Another example, similar in essence to my own project, to Central Park East, and in some ways resembling Illich’s deschooling alternative, is the more global idea of ‘communiversities.’ Communiversities may be more informal in structure than a regular certified college or school, but they are also giving life to the understanding that democracy requires democratic education. At this point, they have begun to emerge in about ten locations, and are defined as “neither political bodies nor educational institutions”, but rather as informal gatherings that can exist “anywhere people in a community are willing to meet to spawn new ways to support, protect and enhance all life in their region, including the creature and plant life.” One of those places is Willimantic, and our group there has now named itself “Imagine Willimantic” and has begun to meet regularly at the Wrench. (See Gus Jaccaci’s article for more on communiversities.)

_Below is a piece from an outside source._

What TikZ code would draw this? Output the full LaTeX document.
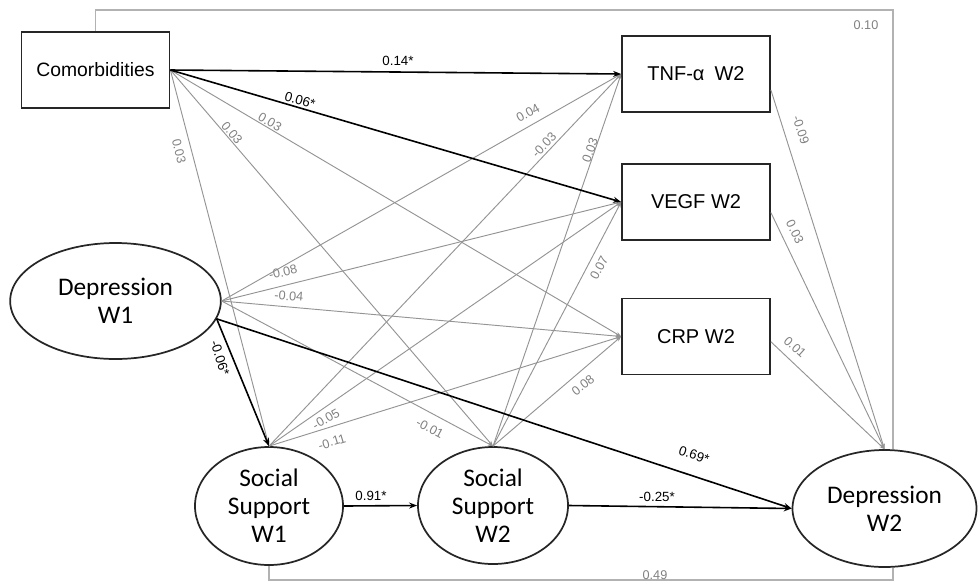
\documentclass[tikz,border=0pt]{standalone}
\usepackage{fontspec}
\setmainfont{Liberation Sans}
\newfontfamily\carl{Carlito}
\usetikzlibrary{shapes.geometric,arrows.meta}
\begin{document}
\begin{tikzpicture}[x=0.75pt,y=-0.75pt,
  box/.style={draw=black!85, line width=1.3pt, minimum width=111pt, minimum height=57pt, inner sep=0pt, font=\fontsize{15}{17}\selectfont},
  lat/.style={ellipse, draw=black!85, line width=1.3pt, inner sep=0pt, align=center, font=\carl\fontsize{19}{21}\selectfont},
  gl/.style={draw=black!42, line width=0.7pt, -{Stealth[length=4pt,width=3pt]}},
  bl/.style={draw=black, line width=1.2pt, -{Stealth[length=6pt,width=4.5pt]}},
  cov/.style={draw=black!30, line width=0.8pt},
  lab/.style={font=\fontsize{9.5}{11}\selectfont, text=black!50, inner sep=0.3pt},
  blab/.style={font=\fontsize{10}{12}\selectfont, text=black, inner sep=0.3pt}]
\useasboundingbox (0,0) rectangle (978,587);

% nodes
\node[box, font=\fontsize{14.5}{17}\selectfont] (cm) at (95.5,70) {Comorbidities};
\node[box] (tnf) at (696,74) {TNF-α\hspace{0.5em}W2};
\node[box] (vegf) at (696,202) {VEGF W2};
\node[box] (crp) at (696,336.5) {CRP W2};
\node[lat, minimum width=158pt, minimum height=87pt] (dw1) at (115.5,301) {Depression\\W1};
\node[lat, minimum width=111pt, minimum height=88.5pt] (ss1) at (269,506) {Social\\Support\\W1};
\node[lat, minimum width=112.5pt, minimum height=87.75pt] (ss2) at (493,505.5) {Social\\Support\\W2};
\node[lat, minimum width=138pt, minimum height=87.75pt] (dw2) at (884.5,508.5) {Depression\\W2};

% covariances
\coordinate (tr) at (893,10);
\coordinate (br) at (893,580);
\draw[cov] (cm.north) |- (tr) -- (tr |- dw2.north);
\draw[cov] (ss1.south) |- (br) -- (br |- dw2.south);

% gray paths
\draw[gl] (cm.east) -- (crp.west);
\draw[gl] (cm.east) -- (ss1.north);
\draw[gl] (cm.east) -- (ss2.north);
\draw[gl] (dw1.east) -- (tnf.west);
\draw[gl] (dw1.east) -- (vegf.west);
\draw[gl] (dw1.east) -- (crp.west);
\draw[gl] (dw1.east) -- (ss2.north);
\draw[gl] (ss1.north) -- (tnf.west);
\draw[gl] (ss1.north) -- (vegf.west);
\draw[gl] (ss1.north) -- (crp.west);
\draw[gl] (ss2.north) -- (tnf.west);
\draw[gl] (ss2.north) -- (vegf.west);
\draw[gl] (ss2.north) -- (crp.west);
\draw[gl] (tnf.-12) -- (dw2.north);
\draw[gl] (vegf.-8) -- (dw2.north);
\draw[gl] (crp.-4) -- (dw2.north);

% black paths
\draw[bl] (cm.east) -- (tnf.west);
\draw[bl] (cm.east) -- (vegf.west);
\draw[bl] (dw1.-10) -- (ss1.north);
\draw[bl] (dw1.-10) -- (dw2.west);
\draw[bl] (ss1.east) -- (ss2.west);
\draw[bl] (ss2.east) -- (dw2.west);

% labels
\node[blab] (l1) at (398,61) {0.14*};
\node[blab, rotate=-16] (l2) at (300,100) {0.06*};
\node[lab, rotate=-76] (l3) at (179,151) {0.03};
\node[lab, rotate=-50] (l4) at (232,133) {0.03};
\node[lab, rotate=-31] (l5) at (270,122) {0.03};
\node[lab, rotate=29] (l6) at (528,113) {0.04};
\node[lab, rotate=46] (l7) at (544,145) {-0.03};
\node[lab, rotate=70] (l8) at (590,150) {0.03};
\node[lab, rotate=-72] (l9) at (801,130) {-0.09};
\node[lab, rotate=-64] (l10) at (795,232) {0.03};
\node[lab, rotate=-42] (l11) at (795,347) {0.01};
\node[lab] (l12) at (866,25) {0.10};
\node[lab, rotate=14] (l13) at (283,272) {-0.08};
\node[lab, rotate=-5] (l14) at (289,296) {-0.04};
\node[blab, rotate=-72] (l15) at (220,358) {-0.06*};
\node[lab, rotate=62] (l16) at (599,268) {0.07};
\node[lab, rotate=39] (l17) at (583,385) {0.08};
\node[lab, rotate=30] (l18) at (326,419) {-0.05};
\node[lab, rotate=17] (l19) at (332,442) {-0.11};
\node[lab, rotate=-28] (l20) at (430,428) {-0.01};
\node[blab] (l21) at (371,496) {0.91*};
\node[blab] (l22) at (657,497) {-0.25*};
\node[blab, rotate=-19] (l23) at (694,455) {0.69*};
\node[lab] (l24) at (655,575) {0.49};
\end{tikzpicture}
\end{document}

The beauty of a progressive collective space such as The Wrench is that it serves the needs of a multiplicity of community events and groups. My class is just one of many activities to take place there in any given week. The space also hosts poetry readings, meditation classes, street theater rehearsals, health classes (such as mental health and a breast feeding group), film and music events, and a number of Peace and Justice groups – to take just a few examples. The important result is that this single space nurtures a very unusual level of diversity. The Wrench does have a few basic rules that exclude groups seeking to promote any anti-democratic hatred, but otherwise it is open for use or membership (one does not have to be a member to use the space) to all.
It would be easy to dismiss such efforts either by The Wrench, or Central Park East, or the communiversities, as so small as to be insignificant, but obviously neither I nor any of the others involved in all these educationally democratic endeavors would agree. As one of my current students stated, “providing the service of having free community classes, by educating the public academically, but outside of the college environment, may push people in the right direction”, as in the direction of bringing life to our seemingly dying democratic Republic. I also take inspiration from Mother Theresa who insightfully said that we need not do “great deeds, only small deeds with great love.” In short, if we each practice sharing our talents and resources with great love wherever the opportunity arises, then slowly, daily we will start becoming not only a living democracy, but as Dewey said, “free human beings associated with one another on terms of equality.” In fact, genuine progressive and democratic social change has never happened any other way. For the real purpose of education, as Yeats so poetically put it, is “not to fill a bucket but to light a fire.” Thus, may each of us help to be each other’s match, and may the fearless flames of democracy begin to rise!